(Your objective):
Using the listing below, give again exactly the lines from the line with "Generate a component" to the line with "Chart.register(...registerables);", inclusive, without the pictures.

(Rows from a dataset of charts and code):

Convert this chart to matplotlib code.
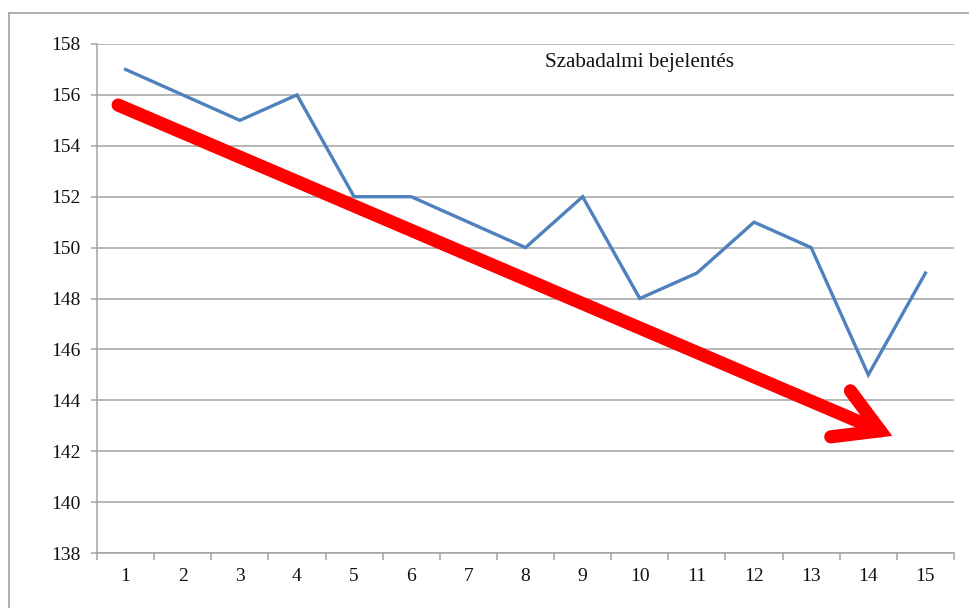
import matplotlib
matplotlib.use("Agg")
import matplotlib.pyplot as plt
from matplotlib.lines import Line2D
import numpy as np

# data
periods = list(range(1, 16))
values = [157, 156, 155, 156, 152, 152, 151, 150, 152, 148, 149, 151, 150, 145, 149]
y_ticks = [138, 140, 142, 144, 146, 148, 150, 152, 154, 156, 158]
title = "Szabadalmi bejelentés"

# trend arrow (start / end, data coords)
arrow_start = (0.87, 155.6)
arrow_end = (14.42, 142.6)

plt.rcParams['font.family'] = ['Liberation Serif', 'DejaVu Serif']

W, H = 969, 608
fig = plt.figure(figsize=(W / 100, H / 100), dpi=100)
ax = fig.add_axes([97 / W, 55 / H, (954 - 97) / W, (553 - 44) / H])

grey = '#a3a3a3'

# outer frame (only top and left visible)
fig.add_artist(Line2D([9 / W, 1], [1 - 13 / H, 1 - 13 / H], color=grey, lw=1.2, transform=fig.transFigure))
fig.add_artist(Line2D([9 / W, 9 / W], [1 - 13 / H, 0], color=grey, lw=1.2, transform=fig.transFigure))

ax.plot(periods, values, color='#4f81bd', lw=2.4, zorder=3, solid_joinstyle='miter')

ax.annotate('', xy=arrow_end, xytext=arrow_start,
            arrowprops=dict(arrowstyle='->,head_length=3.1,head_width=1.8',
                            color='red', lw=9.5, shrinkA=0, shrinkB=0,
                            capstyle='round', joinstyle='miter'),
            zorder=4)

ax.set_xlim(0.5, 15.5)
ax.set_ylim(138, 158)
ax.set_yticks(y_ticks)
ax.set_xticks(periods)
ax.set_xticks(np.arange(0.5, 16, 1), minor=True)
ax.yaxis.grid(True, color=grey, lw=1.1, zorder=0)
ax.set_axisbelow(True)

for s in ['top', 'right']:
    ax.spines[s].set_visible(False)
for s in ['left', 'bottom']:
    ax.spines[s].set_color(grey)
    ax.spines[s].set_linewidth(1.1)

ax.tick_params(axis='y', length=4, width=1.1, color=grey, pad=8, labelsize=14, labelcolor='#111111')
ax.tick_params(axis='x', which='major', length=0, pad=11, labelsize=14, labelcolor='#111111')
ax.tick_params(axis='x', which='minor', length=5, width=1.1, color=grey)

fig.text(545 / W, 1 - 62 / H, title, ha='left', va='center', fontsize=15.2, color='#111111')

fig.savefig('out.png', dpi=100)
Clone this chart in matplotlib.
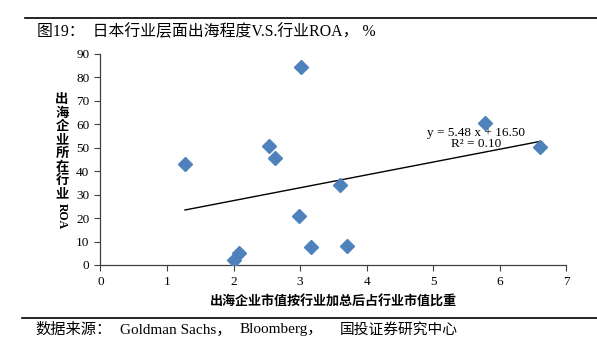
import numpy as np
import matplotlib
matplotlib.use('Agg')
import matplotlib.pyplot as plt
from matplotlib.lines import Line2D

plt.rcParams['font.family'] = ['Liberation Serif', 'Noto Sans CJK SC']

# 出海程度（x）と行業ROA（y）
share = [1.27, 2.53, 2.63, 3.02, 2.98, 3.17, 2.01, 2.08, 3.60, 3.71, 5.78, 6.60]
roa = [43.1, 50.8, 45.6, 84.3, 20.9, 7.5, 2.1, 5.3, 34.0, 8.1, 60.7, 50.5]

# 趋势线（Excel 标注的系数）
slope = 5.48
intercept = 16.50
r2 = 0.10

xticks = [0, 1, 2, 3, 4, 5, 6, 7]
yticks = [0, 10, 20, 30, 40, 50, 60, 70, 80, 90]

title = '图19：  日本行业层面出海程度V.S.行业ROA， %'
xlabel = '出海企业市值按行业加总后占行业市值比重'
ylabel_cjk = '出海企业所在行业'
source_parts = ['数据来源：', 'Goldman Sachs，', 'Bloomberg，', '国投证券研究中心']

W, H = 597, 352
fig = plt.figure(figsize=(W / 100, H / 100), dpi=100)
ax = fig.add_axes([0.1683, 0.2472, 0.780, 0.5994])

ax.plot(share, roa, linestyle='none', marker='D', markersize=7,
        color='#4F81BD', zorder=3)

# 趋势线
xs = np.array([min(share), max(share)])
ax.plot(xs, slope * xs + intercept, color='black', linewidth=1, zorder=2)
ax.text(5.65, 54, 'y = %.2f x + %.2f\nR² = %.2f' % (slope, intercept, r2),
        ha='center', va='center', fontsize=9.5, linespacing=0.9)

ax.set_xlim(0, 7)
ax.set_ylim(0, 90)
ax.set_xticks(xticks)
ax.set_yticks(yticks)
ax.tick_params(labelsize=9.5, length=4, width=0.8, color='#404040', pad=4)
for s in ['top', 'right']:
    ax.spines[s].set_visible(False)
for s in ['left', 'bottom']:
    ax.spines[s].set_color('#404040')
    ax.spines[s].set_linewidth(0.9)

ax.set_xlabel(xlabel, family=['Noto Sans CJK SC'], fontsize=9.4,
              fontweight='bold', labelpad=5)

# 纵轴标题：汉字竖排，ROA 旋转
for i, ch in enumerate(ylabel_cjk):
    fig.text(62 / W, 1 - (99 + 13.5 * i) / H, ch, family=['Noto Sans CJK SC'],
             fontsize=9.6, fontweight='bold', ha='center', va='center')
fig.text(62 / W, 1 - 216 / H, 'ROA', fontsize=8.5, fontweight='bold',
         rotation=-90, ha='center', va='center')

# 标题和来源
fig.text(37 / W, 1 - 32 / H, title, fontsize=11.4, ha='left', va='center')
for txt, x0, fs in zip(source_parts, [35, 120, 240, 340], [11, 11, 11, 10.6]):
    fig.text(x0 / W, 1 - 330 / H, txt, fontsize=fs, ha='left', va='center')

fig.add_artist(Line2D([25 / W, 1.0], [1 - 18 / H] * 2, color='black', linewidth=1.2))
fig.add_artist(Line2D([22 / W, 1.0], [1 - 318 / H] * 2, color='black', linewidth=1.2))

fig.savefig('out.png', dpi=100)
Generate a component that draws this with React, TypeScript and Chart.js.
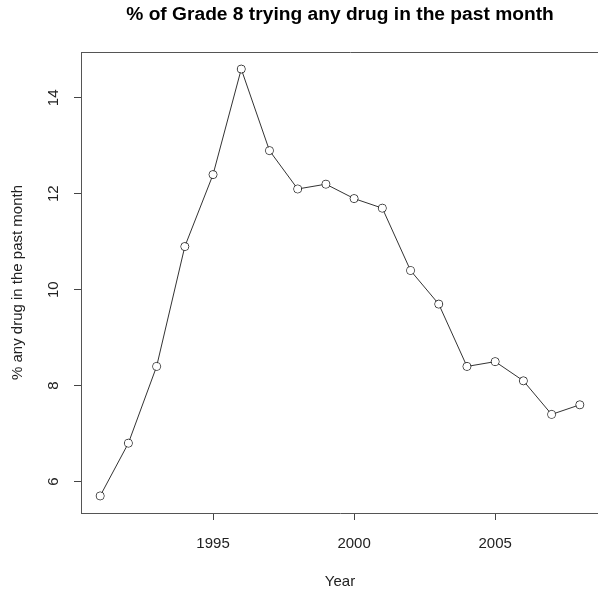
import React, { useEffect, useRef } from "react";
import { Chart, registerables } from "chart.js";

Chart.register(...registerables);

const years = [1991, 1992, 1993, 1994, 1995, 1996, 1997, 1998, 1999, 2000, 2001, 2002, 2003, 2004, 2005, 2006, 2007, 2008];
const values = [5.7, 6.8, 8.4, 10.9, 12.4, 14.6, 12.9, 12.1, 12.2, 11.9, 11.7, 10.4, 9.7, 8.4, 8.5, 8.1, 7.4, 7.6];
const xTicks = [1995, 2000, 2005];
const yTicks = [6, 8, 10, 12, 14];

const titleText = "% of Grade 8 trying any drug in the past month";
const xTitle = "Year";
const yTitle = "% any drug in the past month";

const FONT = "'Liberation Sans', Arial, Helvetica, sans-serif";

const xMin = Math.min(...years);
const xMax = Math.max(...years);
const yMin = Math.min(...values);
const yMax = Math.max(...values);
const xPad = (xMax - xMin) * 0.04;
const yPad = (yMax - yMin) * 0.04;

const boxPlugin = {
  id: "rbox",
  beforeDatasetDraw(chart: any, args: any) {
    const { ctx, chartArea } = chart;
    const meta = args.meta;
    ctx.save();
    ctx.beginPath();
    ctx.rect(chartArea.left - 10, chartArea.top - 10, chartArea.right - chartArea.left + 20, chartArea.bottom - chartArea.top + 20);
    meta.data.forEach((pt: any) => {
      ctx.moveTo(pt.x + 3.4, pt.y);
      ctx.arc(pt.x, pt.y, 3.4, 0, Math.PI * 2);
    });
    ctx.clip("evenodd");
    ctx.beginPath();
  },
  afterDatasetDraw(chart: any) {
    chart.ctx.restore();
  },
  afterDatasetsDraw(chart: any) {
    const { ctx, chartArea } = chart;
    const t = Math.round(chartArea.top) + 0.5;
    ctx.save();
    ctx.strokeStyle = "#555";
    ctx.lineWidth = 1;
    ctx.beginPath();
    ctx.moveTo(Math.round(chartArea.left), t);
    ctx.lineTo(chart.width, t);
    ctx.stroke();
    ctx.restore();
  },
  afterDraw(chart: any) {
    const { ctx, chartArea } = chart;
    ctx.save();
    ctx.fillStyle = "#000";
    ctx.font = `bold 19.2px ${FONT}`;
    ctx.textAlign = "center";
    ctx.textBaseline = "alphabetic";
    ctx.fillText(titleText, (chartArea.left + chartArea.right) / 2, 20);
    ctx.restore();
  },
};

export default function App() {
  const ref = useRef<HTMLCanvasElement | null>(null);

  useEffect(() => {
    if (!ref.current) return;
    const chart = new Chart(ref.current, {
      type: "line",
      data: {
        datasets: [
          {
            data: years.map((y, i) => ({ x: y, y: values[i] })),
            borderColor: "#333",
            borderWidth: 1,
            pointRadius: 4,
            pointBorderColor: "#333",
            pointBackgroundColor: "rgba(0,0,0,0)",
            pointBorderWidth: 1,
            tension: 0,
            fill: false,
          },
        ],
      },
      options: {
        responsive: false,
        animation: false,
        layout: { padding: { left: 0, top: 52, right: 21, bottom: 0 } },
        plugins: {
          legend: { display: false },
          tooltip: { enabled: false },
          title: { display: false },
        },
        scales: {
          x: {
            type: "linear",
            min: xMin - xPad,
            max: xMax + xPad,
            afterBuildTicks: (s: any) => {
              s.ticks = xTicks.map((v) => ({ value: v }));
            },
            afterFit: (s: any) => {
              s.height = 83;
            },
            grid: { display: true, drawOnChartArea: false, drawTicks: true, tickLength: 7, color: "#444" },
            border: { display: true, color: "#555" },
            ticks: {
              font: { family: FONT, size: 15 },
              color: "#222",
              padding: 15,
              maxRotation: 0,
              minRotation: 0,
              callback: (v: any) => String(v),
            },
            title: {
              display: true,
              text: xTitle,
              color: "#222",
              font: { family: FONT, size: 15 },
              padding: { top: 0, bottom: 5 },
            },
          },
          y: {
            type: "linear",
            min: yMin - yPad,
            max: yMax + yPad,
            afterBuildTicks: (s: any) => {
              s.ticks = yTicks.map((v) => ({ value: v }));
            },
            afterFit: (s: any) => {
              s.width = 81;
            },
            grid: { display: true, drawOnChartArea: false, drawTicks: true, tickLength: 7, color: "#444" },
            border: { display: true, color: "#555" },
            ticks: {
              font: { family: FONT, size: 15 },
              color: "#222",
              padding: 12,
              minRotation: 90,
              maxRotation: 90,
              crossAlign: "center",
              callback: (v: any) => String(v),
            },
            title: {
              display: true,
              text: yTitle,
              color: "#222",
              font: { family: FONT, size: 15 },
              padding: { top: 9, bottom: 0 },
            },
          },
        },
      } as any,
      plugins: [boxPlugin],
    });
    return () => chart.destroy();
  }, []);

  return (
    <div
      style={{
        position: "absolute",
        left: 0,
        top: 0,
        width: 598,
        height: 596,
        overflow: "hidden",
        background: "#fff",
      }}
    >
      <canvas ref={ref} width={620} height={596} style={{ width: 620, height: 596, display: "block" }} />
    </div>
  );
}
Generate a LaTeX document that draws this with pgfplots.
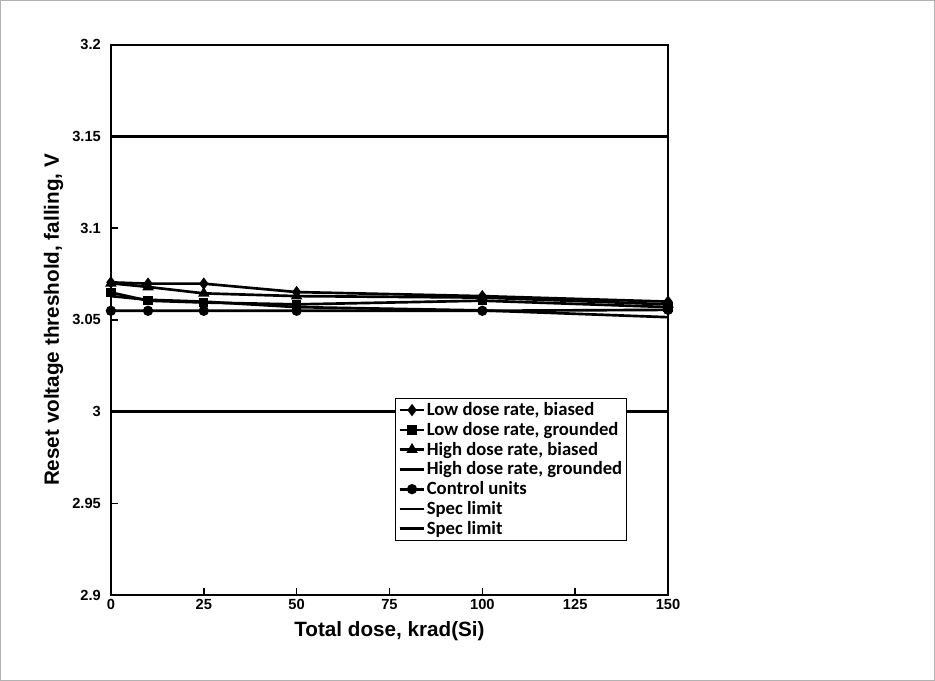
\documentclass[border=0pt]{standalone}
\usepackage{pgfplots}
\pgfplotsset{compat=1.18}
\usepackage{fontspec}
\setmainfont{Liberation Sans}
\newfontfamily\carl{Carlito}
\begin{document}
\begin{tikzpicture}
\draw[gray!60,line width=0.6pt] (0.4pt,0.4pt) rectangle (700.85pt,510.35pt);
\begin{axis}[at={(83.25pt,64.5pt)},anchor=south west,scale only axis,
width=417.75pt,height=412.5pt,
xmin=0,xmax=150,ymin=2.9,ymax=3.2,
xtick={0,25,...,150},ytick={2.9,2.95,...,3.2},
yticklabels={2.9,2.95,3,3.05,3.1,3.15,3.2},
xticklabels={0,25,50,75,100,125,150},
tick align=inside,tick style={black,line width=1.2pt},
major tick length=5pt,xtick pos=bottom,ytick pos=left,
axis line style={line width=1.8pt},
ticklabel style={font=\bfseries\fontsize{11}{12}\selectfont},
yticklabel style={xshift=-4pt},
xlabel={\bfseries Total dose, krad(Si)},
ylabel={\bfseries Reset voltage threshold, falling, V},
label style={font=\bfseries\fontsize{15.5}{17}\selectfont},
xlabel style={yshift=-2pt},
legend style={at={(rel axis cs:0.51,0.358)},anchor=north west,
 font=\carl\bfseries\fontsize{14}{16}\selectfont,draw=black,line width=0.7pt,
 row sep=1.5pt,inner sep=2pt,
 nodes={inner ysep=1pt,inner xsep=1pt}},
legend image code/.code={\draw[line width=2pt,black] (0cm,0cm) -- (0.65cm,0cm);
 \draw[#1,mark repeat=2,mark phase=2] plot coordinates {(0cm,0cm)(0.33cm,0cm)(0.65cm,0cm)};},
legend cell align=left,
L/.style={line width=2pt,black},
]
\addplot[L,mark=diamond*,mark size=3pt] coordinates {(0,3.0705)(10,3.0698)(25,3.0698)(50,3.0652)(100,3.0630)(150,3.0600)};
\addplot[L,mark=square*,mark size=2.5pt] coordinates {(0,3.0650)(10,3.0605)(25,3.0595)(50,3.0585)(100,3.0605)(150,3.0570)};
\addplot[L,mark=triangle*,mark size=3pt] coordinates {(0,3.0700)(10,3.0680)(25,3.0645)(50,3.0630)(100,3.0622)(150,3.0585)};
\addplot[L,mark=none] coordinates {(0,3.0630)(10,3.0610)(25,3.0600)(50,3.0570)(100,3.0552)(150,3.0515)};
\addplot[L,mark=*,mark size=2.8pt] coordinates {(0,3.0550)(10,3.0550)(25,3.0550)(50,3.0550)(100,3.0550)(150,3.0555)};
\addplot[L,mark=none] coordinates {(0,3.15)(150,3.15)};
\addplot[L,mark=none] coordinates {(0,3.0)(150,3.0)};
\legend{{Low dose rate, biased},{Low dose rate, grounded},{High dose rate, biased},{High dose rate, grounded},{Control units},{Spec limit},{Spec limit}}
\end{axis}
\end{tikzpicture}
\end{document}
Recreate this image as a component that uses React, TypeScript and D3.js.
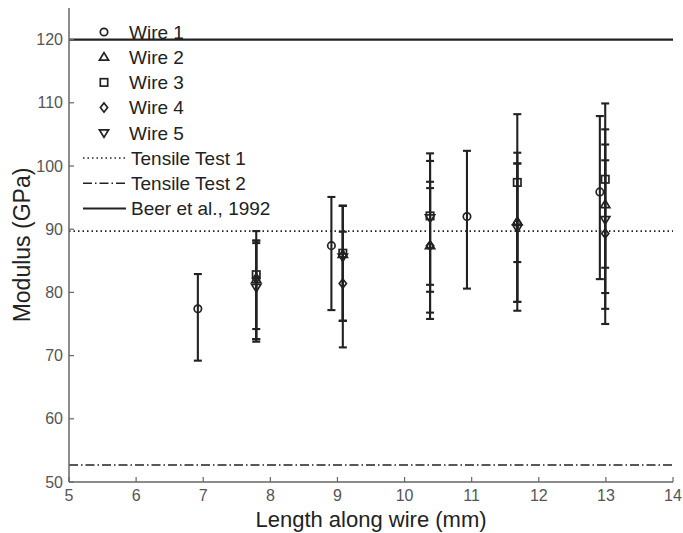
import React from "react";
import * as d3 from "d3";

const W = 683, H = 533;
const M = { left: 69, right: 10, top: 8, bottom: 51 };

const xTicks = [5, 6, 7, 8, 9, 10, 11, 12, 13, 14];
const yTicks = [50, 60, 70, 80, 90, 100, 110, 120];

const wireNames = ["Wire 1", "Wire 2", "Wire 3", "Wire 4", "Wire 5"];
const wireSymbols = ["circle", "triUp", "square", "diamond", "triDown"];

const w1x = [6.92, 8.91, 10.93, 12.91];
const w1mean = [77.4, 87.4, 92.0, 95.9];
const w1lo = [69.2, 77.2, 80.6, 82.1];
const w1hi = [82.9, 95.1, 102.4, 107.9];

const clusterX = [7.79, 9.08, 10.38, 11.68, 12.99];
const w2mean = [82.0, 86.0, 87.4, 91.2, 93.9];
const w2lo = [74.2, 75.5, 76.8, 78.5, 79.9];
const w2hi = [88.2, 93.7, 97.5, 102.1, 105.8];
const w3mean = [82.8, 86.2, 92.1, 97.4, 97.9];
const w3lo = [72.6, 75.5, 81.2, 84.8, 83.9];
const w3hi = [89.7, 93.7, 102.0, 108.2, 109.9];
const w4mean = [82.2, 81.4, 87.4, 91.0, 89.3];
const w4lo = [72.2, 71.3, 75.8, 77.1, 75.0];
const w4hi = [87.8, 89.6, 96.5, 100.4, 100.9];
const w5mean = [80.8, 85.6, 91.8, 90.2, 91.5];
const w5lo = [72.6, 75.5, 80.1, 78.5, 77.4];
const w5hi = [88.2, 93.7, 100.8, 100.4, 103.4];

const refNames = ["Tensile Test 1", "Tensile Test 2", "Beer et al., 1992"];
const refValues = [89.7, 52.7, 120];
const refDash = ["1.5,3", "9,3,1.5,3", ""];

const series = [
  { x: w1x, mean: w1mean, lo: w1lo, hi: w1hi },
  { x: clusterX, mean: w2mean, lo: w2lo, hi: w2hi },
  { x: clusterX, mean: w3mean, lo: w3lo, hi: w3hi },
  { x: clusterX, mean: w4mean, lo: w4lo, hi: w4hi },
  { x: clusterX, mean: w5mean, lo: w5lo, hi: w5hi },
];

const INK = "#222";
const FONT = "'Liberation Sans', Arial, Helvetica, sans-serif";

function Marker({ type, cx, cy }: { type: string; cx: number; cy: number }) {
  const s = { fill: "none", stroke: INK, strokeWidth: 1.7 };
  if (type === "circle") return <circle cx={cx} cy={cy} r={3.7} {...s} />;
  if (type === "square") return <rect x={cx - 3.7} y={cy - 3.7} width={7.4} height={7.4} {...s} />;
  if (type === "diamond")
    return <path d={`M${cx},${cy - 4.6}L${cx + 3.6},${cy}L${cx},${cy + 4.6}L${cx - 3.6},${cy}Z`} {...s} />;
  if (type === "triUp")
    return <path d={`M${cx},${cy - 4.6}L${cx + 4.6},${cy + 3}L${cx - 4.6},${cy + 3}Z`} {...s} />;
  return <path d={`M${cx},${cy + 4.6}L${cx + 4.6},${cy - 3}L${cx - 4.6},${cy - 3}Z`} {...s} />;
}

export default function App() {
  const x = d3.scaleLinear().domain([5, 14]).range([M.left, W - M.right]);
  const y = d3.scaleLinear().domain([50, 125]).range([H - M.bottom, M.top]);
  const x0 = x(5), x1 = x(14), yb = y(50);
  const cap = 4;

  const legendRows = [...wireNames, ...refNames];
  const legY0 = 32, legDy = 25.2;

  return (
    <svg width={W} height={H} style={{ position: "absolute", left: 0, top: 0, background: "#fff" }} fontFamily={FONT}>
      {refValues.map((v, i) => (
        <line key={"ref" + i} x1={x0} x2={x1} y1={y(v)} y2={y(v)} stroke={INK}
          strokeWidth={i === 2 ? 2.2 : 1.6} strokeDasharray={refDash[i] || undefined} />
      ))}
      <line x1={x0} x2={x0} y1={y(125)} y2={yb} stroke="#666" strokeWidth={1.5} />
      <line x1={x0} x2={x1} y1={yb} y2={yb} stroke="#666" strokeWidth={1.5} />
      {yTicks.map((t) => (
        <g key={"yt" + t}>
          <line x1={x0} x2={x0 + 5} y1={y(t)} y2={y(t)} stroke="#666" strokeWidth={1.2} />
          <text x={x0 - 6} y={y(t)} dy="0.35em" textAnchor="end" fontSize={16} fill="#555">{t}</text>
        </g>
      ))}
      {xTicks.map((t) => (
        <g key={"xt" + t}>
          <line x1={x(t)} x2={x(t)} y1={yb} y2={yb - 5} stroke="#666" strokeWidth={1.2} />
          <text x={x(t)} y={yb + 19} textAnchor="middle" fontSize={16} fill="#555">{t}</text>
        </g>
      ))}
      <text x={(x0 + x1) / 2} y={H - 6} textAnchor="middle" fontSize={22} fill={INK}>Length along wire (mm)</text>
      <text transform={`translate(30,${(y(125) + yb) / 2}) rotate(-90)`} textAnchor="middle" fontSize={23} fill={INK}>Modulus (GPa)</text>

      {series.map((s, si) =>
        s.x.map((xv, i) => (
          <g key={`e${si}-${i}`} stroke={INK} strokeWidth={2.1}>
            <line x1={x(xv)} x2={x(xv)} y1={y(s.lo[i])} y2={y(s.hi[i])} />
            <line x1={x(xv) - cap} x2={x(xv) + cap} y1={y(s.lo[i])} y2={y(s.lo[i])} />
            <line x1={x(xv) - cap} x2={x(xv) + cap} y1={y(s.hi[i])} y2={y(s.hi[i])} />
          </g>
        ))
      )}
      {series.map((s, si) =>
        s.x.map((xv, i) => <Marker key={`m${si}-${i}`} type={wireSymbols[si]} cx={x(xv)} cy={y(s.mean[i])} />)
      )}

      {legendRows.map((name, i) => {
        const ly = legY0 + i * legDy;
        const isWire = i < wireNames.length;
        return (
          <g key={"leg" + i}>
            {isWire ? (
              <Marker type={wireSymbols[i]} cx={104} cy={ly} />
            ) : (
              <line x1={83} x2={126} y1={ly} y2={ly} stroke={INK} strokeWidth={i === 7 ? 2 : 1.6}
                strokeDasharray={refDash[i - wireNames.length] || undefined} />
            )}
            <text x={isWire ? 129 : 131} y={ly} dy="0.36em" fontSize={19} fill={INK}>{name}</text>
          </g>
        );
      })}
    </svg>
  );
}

(Task response):
Generate a component that draws this with React, TypeScript and Chart.js.
import React, { useEffect, useRef } from "react";
import { Chart, registerables } from "chart.js";

Chart.register(...registerables);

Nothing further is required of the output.